● The task
Begin with the first line of the listing and quote every line through the one containing "const BAR_ICON = 'path://M0,0M44,16M1,3L43,3L43,13L1,13Z';"; give only those lines.

● Stored data

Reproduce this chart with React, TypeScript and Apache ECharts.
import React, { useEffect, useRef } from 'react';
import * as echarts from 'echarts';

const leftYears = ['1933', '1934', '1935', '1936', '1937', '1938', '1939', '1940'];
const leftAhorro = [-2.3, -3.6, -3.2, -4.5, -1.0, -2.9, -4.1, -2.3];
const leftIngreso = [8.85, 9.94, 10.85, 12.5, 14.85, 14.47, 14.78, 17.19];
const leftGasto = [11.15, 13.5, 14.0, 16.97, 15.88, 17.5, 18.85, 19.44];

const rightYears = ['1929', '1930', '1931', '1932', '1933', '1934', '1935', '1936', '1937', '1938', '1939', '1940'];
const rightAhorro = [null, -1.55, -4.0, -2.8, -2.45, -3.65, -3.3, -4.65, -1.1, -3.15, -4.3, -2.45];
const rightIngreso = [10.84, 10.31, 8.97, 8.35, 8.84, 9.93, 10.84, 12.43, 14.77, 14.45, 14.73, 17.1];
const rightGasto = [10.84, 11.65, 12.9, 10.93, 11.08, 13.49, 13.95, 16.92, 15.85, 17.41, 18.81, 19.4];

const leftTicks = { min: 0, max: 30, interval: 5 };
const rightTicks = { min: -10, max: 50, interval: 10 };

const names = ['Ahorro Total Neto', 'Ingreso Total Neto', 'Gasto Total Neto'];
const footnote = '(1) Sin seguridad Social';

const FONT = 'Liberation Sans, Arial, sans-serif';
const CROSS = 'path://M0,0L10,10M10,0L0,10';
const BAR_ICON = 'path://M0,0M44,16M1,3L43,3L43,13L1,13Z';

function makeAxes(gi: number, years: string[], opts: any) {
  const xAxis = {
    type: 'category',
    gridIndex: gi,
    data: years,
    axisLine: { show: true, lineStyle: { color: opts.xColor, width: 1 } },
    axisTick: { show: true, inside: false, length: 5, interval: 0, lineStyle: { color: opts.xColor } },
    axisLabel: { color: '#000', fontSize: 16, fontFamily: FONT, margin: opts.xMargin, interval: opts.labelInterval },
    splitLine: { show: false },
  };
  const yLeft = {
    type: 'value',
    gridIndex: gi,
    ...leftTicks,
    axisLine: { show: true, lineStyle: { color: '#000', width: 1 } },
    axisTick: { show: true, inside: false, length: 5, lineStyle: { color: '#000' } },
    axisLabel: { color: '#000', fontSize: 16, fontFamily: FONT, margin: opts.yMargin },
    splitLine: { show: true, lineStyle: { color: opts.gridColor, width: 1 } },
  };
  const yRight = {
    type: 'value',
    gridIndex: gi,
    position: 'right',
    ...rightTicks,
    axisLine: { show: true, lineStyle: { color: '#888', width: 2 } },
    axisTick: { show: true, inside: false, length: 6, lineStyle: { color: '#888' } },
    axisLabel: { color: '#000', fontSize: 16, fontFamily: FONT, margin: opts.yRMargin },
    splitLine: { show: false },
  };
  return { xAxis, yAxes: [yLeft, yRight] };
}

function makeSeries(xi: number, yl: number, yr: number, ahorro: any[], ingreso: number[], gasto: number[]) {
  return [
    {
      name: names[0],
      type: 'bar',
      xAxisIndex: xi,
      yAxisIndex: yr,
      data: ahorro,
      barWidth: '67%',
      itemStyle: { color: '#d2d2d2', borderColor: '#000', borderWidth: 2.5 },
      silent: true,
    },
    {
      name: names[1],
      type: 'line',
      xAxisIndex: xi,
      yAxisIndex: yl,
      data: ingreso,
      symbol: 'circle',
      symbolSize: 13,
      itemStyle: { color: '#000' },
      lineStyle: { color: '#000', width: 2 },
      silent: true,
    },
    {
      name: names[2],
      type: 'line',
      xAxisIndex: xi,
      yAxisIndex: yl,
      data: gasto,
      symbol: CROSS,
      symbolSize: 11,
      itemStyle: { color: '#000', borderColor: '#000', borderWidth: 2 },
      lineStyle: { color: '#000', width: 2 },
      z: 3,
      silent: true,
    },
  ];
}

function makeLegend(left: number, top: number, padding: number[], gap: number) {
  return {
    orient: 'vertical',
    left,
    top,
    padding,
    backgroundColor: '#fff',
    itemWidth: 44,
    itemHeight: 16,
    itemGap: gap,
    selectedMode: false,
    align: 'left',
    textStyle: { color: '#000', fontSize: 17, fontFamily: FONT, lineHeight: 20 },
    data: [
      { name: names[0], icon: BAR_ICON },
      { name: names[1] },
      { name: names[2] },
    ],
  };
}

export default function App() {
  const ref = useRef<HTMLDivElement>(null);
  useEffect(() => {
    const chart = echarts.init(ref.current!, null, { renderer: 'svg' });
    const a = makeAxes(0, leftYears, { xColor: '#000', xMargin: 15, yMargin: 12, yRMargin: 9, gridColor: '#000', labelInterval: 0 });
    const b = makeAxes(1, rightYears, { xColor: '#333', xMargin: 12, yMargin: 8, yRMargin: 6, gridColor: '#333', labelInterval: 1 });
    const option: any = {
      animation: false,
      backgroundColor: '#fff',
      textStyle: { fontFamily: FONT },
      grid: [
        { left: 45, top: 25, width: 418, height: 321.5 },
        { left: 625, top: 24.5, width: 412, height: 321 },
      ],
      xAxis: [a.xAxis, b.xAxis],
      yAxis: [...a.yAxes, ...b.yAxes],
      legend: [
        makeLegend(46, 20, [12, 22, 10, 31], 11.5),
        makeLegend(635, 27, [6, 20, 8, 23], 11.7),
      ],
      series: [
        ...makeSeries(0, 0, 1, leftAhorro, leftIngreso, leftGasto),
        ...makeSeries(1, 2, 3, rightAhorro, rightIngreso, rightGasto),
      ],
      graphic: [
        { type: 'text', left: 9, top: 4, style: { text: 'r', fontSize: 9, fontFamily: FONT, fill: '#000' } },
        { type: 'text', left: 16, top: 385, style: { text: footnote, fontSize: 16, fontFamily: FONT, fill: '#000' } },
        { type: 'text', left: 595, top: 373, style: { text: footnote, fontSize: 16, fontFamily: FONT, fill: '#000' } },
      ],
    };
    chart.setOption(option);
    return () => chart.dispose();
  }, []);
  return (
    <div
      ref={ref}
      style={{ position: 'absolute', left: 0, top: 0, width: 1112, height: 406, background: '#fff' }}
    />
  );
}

● Result of the task
Reproduce this chart with React, TypeScript and Apache ECharts.
import React, { useEffect, useRef } from 'react';
import * as echarts from 'echarts';

const leftYears = ['1933', '1934', '1935', '1936', '1937', '1938', '1939', '1940'];
const leftAhorro = [-2.3, -3.6, -3.2, -4.5, -1.0, -2.9, -4.1, -2.3];
const leftIngreso = [8.85, 9.94, 10.85, 12.5, 14.85, 14.47, 14.78, 17.19];
const leftGasto = [11.15, 13.5, 14.0, 16.97, 15.88, 17.5, 18.85, 19.44];

const rightYears = ['1929', '1930', '1931', '1932', '1933', '1934', '1935', '1936', '1937', '1938', '1939', '1940'];
const rightAhorro = [null, -1.55, -4.0, -2.8, -2.45, -3.65, -3.3, -4.65, -1.1, -3.15, -4.3, -2.45];
const rightIngreso = [10.84, 10.31, 8.97, 8.35, 8.84, 9.93, 10.84, 12.43, 14.77, 14.45, 14.73, 17.1];
const rightGasto = [10.84, 11.65, 12.9, 10.93, 11.08, 13.49, 13.95, 16.92, 15.85, 17.41, 18.81, 19.4];

const leftTicks = { min: 0, max: 30, interval: 5 };
const rightTicks = { min: -10, max: 50, interval: 10 };

const names = ['Ahorro Total Neto', 'Ingreso Total Neto', 'Gasto Total Neto'];
const footnote = '(1) Sin seguridad Social';

const FONT = 'Liberation Sans, Arial, sans-serif';
const CROSS = 'path://M0,0L10,10M10,0L0,10';
const BAR_ICON = 'path://M0,0M44,16M1,3L43,3L43,13L1,13Z';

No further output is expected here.